Speaking to a shifting gallery of Zoom audience members (who numbered around 80 at any given time during the two hours I was logged on), the speakers in the first session shared insights into their process and the way their multilingualism had informed, challenged and enriched their writing. ‘Language is always a political issue,’ said Shazaf Fatima Haider, describing how her novel, How it Happened, became a place to lay to rest the tension she’d experienced between Urdu and English growing up in Pakistan.

Using the textures of spoken Urdu, she had embarked on a process of ‘Urduisation’ of English that helped her to reconcile the languages and the power imbalance they represented. Nevertheless, this fusion was not without its critics – ‘you’ve destroyed English,’ one relative told her when he read the book.

In response, Ethiopian-Canadian Eidemariam talked us through the labyrinth she had to negotiate in order to plait together Amharic and English in her award-winning memoir about her Ethiopian grandmother, The Wife’s Tale: A Personal History. It was, she explained, a process of challenging her own assumptions and looking for resonances between the two traditions – a process in which the linguistic cultures’ shared biblical roots proved invaluable. Often, things turned out to have rather different meanings than their surface translations might suggest. The Amharic term that translates literally as ‘breast mother’, for example, signifies a patron rather than a maternal figure – something that caused a degree of confusion in the research process.

Both writers had to decide the level of Amharic and Urdu that a non-speaker could cope with in the nominally English text. With some publishers being rather conservative about the level of foreignness they believe readers will tolerate, this was not easy. In the end, however, they arrived at similar conclusions. Although she accepted having a glossary, Eidemariam decided to ‘push back against the need to explain’ and trust the context of the story to supply the understanding readers needed. Shafaz, meanwhile, took the decision to ‘write for the people in the know’ because ‘they are the ones who will notice’.

I found these insights particularly illuminating, as they chimed with certain decisions I’d been making about technical language in what I hope will be my next novel. While the terms I was working with were not from a foreign language, they were nevertheless from a linguistic sphere that may be unfamiliar to many general readers. Like Eidemariam and Shafaz, I had opted to write for those in the know, trusting the context to supply the sense.

On that basis, although I was moving between registers and they were moving between languages, we three writers were doing similar kinds of work – using language to bridge gaps and translate experience between different groups of people. Perhaps instead of being a binary concept, translation (much like memoir and fiction) was more of a sliding scale, moving from books in their original languages, through books infused with the rhythms and terms of other worlds and tongues, then works in fusion languages such as Spanglish and Hinglish, to volumes in which the words were written by someone other than the original author in order to make them intelligible to a fresh audience.

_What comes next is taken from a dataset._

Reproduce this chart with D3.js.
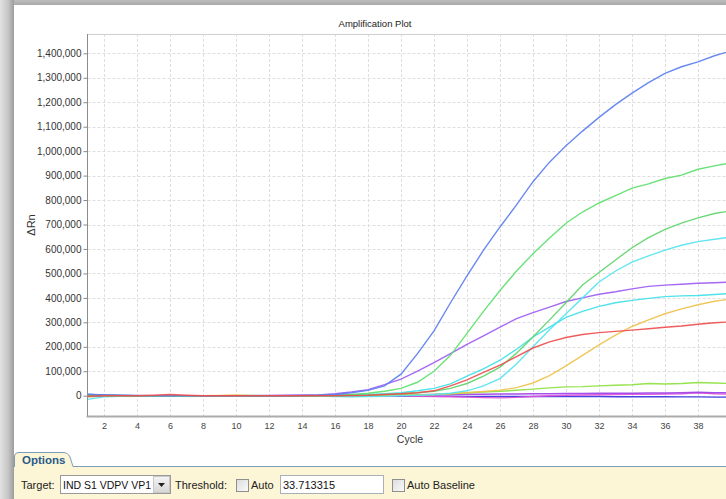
<!DOCTYPE html>
<html><head><meta charset="utf-8">
<script src="https://cdn.jsdelivr.net/npm/d3@7"></script>
<style>
html,body{margin:0;padding:0;overflow:hidden;background:#fff;}
svg{display:block;font-family:"Liberation Sans",Arial,sans-serif;}
</style></head><body>
<svg id="c" width="726" height="499"></svg>
<script>
// ---------- DATA ----------
const cycles = d3.range(1, 41);
const xGridValues = [2,4,6,8,10,12,14,16,18,20,22,24,26,28,30,32,34,36,38,40];
const xTickLabels = [2,4,6,8,10,12,14,16,18,20,22,24,26,28,30,32,34,36,38];
const yTickValues = [0,100000,200000,300000,400000,500000,600000,700000,800000,900000,1000000,1100000,1200000,1300000,1400000];
const title = "Amplification Plot";
const xLabel = "Cycle";
const yLabel = "ΔRn";

const blue = [6000,3000,2000,1000,0,0,0,0,0,0,0,0,0,1000,2000,5000,12000,22000,40000,88000,172000,265000,380000,490000,595000,690000,780000,875000,955000,1022000,1082000,1138000,1190000,1237000,1280000,1318000,1345000,1365000,1390000,1410000];
const green1 = [3000,2000,1000,0,0,0,0,0,0,0,0,0,0,0,1000,2000,5000,10000,18000,30000,55000,100000,165000,255000,345000,430000,510000,580000,645000,705000,751000,788000,818000,849000,866000,888000,902000,926000,940000,952000];
const green2 = [0,0,0,0,0,0,0,0,0,0,0,0,0,0,0,0,1000,2000,5000,8000,12000,18000,30000,50000,80000,117000,174000,240000,310000,380000,453000,504000,555000,605000,646000,680000,706000,727000,745000,756000];
const cyanSharp = [-15000,-5000,-2000,0,0,0,0,0,0,0,0,0,0,0,-1000,-3000,-4000,-3000,-2000,0,2000,5000,10000,20000,40000,70000,130000,200000,270000,335000,400000,465000,510000,546000,572000,595000,615000,630000,640000,648000];
const purple = [0,0,0,0,0,0,0,0,0,0,0,0,0,1000,3000,8000,15000,25000,45000,68000,100000,135000,172000,210000,245000,280000,315000,340000,362000,385000,400000,415000,425000,437000,447000,452000,456000,460000,462000,465000];
const cyanLower = [-3000,-1000,0,0,0,0,0,0,0,0,1000,0,0,0,0,0,2000,5000,8000,12000,20000,30000,48000,80000,110000,145000,190000,240000,280000,320000,345000,365000,380000,390000,398000,405000,408000,410000,414000,418000];
const red = [-2000,0,0,0,2000,5000,2000,0,0,0,0,0,0,0,0,0,1000,2000,5000,8000,12000,20000,40000,65000,95000,125000,160000,195000,220000,238000,250000,258000,263000,268000,274000,280000,285000,292000,298000,302000];
const orange = [-5000,-2000,0,0,0,0,0,0,1000,3000,1000,0,0,0,0,0,0,1000,1000,2000,3000,5000,8000,12000,17000,23000,33000,52000,82000,122000,165000,208000,248000,283000,310000,335000,355000,372000,386000,396000];
const lightGreen = [0,0,0,0,0,0,0,0,0,0,0,0,0,0,0,0,0,1000,2000,3000,4000,5000,8000,12000,15000,18000,22000,27000,32000,36000,37000,40000,43000,45000,50000,48000,50000,54000,52000,50000];
const violet = [2000,1000,0,0,0,0,0,0,0,0,0,1000,2000,2000,2000,2000,3000,3000,3000,3000,4000,5000,5000,6000,6000,7000,7000,8000,8000,9000,9000,10000,10000,10000,11000,11000,12000,14000,12000,12000];
const magenta = [0,0,0,0,0,0,0,0,0,0,0,0,0,0,0,0,0,0,0,0,-2000,-3000,-4000,-6000,-8000,-9000,-7000,-3000,0,2000,3000,4000,5000,6000,6000,7000,8000,12000,8000,6000];
const darkBlue = [5000,3000,1000,0,0,0,0,0,0,0,0,0,0,0,0,0,0,0,-1000,-2000,-2000,-2000,-2000,-3000,-3000,-3000,-3000,-3000,-3000,-3000,-3000,-3000,-4000,-4000,-4000,-4000,-5000,-5000,-6000,-6000];

const seriesList = [
  {name:"darkBlue", values:darkBlue, color:"#3535e0"},
  {name:"magenta", values:magenta, color:"#e050d8"},
  {name:"violet", values:violet, color:"#a040e8"},
  {name:"lightGreen", values:lightGreen, color:"#8ee040"},
  {name:"orange", values:orange, color:"#efc24f"},
  {name:"cyanLower", values:cyanLower, color:"#3fe0e8"},
  {name:"purple", values:purple, color:"#9d5cf2"},
  {name:"cyanSharp", values:cyanSharp, color:"#56e3ef"},
  {name:"green2", values:green2, color:"#5fd46c"},
  {name:"green1", values:green1, color:"#5de06e"},
  {name:"blue", values:blue, color:"#5b7ff0"},
  {name:"red", values:red, color:"#ef4d4d"}
];

// ---------- LAYOUT ----------
const svg = d3.select("#c");
const W = 726, H = 499;
const plot = {left:87.5, right:731, top:34, bottom:416};

const defs = svg.append("defs");
const gl = defs.append("linearGradient").attr("id","leftShade").attr("x1","0").attr("x2","1").attr("y1","0").attr("y2","0");
gl.append("stop").attr("offset","0").attr("stop-color","#e2e2e2");
gl.append("stop").attr("offset","0.6").attr("stop-color","#c4c4c4");
gl.append("stop").attr("offset","1").attr("stop-color","#9c9c9c");
const gt = defs.append("linearGradient").attr("id","topShade").attr("x1","0").attr("x2","0").attr("y1","0").attr("y2","1");
gt.append("stop").attr("offset","0").attr("stop-color","#bdbdbd");
gt.append("stop").attr("offset","1").attr("stop-color","#a9a9a9");
const gb = defs.append("linearGradient").attr("id","btnShade").attr("x1","0").attr("x2","0").attr("y1","0").attr("y2","1");
gb.append("stop").attr("offset","0").attr("stop-color","#f4f4f4");
gb.append("stop").attr("offset","1").attr("stop-color","#d6d6d6");
const gc = defs.append("linearGradient").attr("id","chkShade").attr("x1","0").attr("x2","1").attr("y1","0").attr("y2","1");
gc.append("stop").attr("offset","0").attr("stop-color","#dcdcdc");
gc.append("stop").attr("offset","1").attr("stop-color","#fbfbfb");
defs.append("clipPath").attr("id","plotClip").append("rect")
  .attr("x",plot.left).attr("y",plot.top).attr("width",plot.right-plot.left).attr("height",plot.bottom-plot.top);

// window chrome
svg.append("rect").attr("x",0).attr("y",0).attr("width",W).attr("height",H).attr("fill","#ffffff");
svg.append("rect").attr("x",0).attr("y",0).attr("width",W).attr("height",5).attr("fill","url(#topShade)");
svg.append("rect").attr("x",0).attr("y",0).attr("width",14).attr("height",H).attr("fill","url(#leftShade)");

// ---------- SCALES ----------
const x = d3.scaleLinear().domain([1,40]).range([plot.left, plot.right]);
const y = d3.scaleLinear().domain([-83000,1479000]).range([plot.bottom, plot.top]);

// grid
const grid = svg.append("g");
grid.selectAll(".vg").data(xGridValues).join("line")
  .attr("x1",d=>Math.round(x(d))+0.5).attr("x2",d=>Math.round(x(d))+0.5)
  .attr("y1",plot.top).attr("y2",plot.bottom)
  .attr("stroke","#dedede").attr("stroke-dasharray","3,2");
grid.selectAll(".hg").data(yTickValues).join("line")
  .attr("x1",plot.left).attr("x2",plot.right)
  .attr("y1",d=>Math.round(y(d))+0.5).attr("y2",d=>Math.round(y(d))+0.5)
  .attr("stroke","#dedede").attr("stroke-dasharray","3,2");
// top border
svg.append("line").attr("x1",plot.left).attr("x2",plot.right).attr("y1",plot.top+0.5).attr("y2",plot.top+0.5)
  .attr("stroke","#cfcfcf");

// lines
const line = d3.line().x((d,i)=>x(cycles[i])).y(d=>y(d)).curve(d3.curveLinear);
const lg = svg.append("g").attr("clip-path","url(#plotClip)");
lg.selectAll("path").data(seriesList).join("path")
  .attr("d",d=>line(d.values)).attr("fill","none")
  .attr("stroke",d=>d.color).attr("stroke-width",1.4).attr("stroke-opacity",0.92);

// axes
const yAxis = d3.axisLeft(y).tickValues(yTickValues).tickSize(4).tickPadding(2)
  .tickFormat(d3.format(","));
const yg = svg.append("g").attr("transform",`translate(${plot.left},0)`).call(yAxis);
yg.select(".domain").remove();
yg.selectAll(".tick line").attr("stroke","#888");
yg.selectAll(".tick text").attr("font-size",10).attr("fill","#333").attr("font-family","Liberation Sans, Arial, sans-serif");
svg.append("line").attr("x1",plot.left).attr("x2",plot.left).attr("y1",plot.top).attr("y2",plot.bottom)
  .attr("stroke","#8c8c8c").attr("stroke-width",1);

const xAxis = d3.axisBottom(x).tickValues(xTickLabels).tickSize(0).tickPadding(7).tickFormat(d3.format("d"));
const xg = svg.append("g").attr("transform",`translate(0,${plot.bottom})`).call(xAxis);
xg.select(".domain").remove();
xg.selectAll(".tick text").attr("font-size",9).attr("fill","#444").attr("font-family","Liberation Sans, Arial, sans-serif");
svg.append("line").attr("x1",plot.left-1).attr("x2",plot.right).attr("y1",plot.bottom+0.5).attr("y2",plot.bottom+0.5)
  .attr("stroke","#ababab").attr("stroke-width",2);

// titles
svg.append("text").attr("x",375).attr("y",27).attr("text-anchor","middle")
  .attr("font-size",9.5).attr("fill","#222").text(title);
svg.append("text").attr("x",410).attr("y",443).attr("text-anchor","middle")
  .attr("font-size",10.5).attr("fill","#333").text(xLabel);
svg.append("text").attr("transform","translate(34.5,225) rotate(-90)").attr("text-anchor","middle")
  .attr("font-size",11).attr("fill","#333").text(yLabel);

// ---------- OPTIONS PANEL ----------
const op = svg.append("g");
op.append("rect").attr("x",14).attr("y",466).attr("width",W-14).attr("height",H-466).attr("fill","#fcf5d6");
op.append("path").attr("d","M14.5,467 V457 Q14.5,452.5 19,452.5 H63 Q68,452.5 70,457 L73,466.5 H726")
  .attr("fill","#fcf5d6").attr("stroke","#7d9cba").attr("stroke-width",1);
op.append("text").attr("x",22).attr("y",463.5).attr("font-size",11.5).attr("font-weight","bold")
  .attr("fill","#2a5b8c").text("Options");

const fs = 11;
op.append("text").attr("x",21).attr("y",489).attr("font-size",fs).attr("fill","#222").text("Target:");
op.append("rect").attr("x",60.5).attr("y",475.5).attr("width",110).attr("height",18).attr("fill","#fff").attr("stroke","#9a9a9a");
op.append("rect").attr("x",153.5).attr("y",476.5).attr("width",16).attr("height",16).attr("fill","url(#btnShade)").attr("stroke","#c8c8c8");
op.append("path").attr("d","M158,483 H165 L161.5,487 Z").attr("fill","#222");
op.append("text").attr("x",63).attr("y",489).attr("font-size",10.5).attr("fill","#111").text("IND S1 VDPV VP1");
op.append("text").attr("x",175).attr("y",489).attr("font-size",fs).attr("fill","#222").text("Threshold:");
op.append("rect").attr("x",236.5).attr("y",479.5).attr("width",12).attr("height",12).attr("fill","url(#chkShade)").attr("stroke","#8e8f8f");
op.append("text").attr("x",251).attr("y",489).attr("font-size",fs).attr("fill","#222").text("Auto");
op.append("rect").attr("x",280.5).attr("y",475.5).attr("width",103).attr("height",18).attr("fill","#fff").attr("stroke","#a9b0b8");
op.append("text").attr("x",283).attr("y",489).attr("font-size",fs).attr("fill","#111").text("33.713315");
op.append("rect").attr("x",392.5).attr("y",479.5).attr("width",12).attr("height",12).attr("fill","url(#chkShade)").attr("stroke","#8e8f8f");
op.append("text").attr("x",407).attr("y",489).attr("font-size",fs).attr("fill","#222").text("Auto Baseline");
</script>
</body></html>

Once again, the concepts I thought I understood were shifting and remaking themselves before my eyes. After nearly nine years of international literary exploration, I still had so much to learn.

Picture: ‘London 11-08-2012‘ by Karen Roe on flickr.com

6 responses

  1. I remember when Salman Rushdie’s Midnight’s Children came out. I am Indian, and I had not imagined that anyone could write like that—using Indian English, not only using Hindi/Urdu words but sometimes translating them literally into English (like “piece of my liver”, “jigar ka tukra” in Urdu, a term of endearment).
    I recently read two book that use words from other languages liberally: Ghanaian writer Kojo Laing’s Search Sweet Country, and Indian writer Deepa Anappara’s Djinn Patrol on the Purple Line. While Laing provides a glossary at the end, Anappara doesn’t, and I think that’s a pity. (I’m going to make one myself so I can lend the book to non-Hindi-speaking friends!) You do sometimes get a sense of what the word means but it makes it so much richer when you know.

  2. What a fascinating event to attend!!!! Thank you for sharing your experience with us! I haven’t done much reading outside of work and self-care this year, but I love to explore multi-lingual songs and personalities on YouTube. I love listening to the rhythm of fusion languages.

  3. Even within one language, there are difficult decisions to be made. I hesitate to use allusions to works some readers may not be familiar with. I’ve used quotations from Shakespeare that I hope are understandable in context to those who have never read him (actually, I haven’t read him in a formal sense, but I sometimes research famous phrases), and I hope the presence of an inside joke related to the literal meaning is useful to those who have. There is another interesting quandary involving borrowed phrases intended for native speakers of English. There is a certain superior caché assigned to a French phrase for a reader that is intended to not know the meaning of it in French. It gives one a “Je ne sais quoi” feeling. But what do you do when translating an English text containing a borrowed French phrase into French where the intended audience is French speakers who don’t know English. Thus you have this example:
    Macron went to Marseille
    saying “je ne sais quoi”
    for Raoult’s ear, but
    ———–
    Macron est allé à Marseille
    disant: “Who knows what”
    pour l’oreille de Raoult, mais

    From “She’s an Anecdote for Easter”

    • Thanks Doug. Yes, as a reader it’s fascinating when you reach points like that in a text where you know a decision must have been made and can feel the translator considering for a moment before they continue. Great point about borrowed phrases.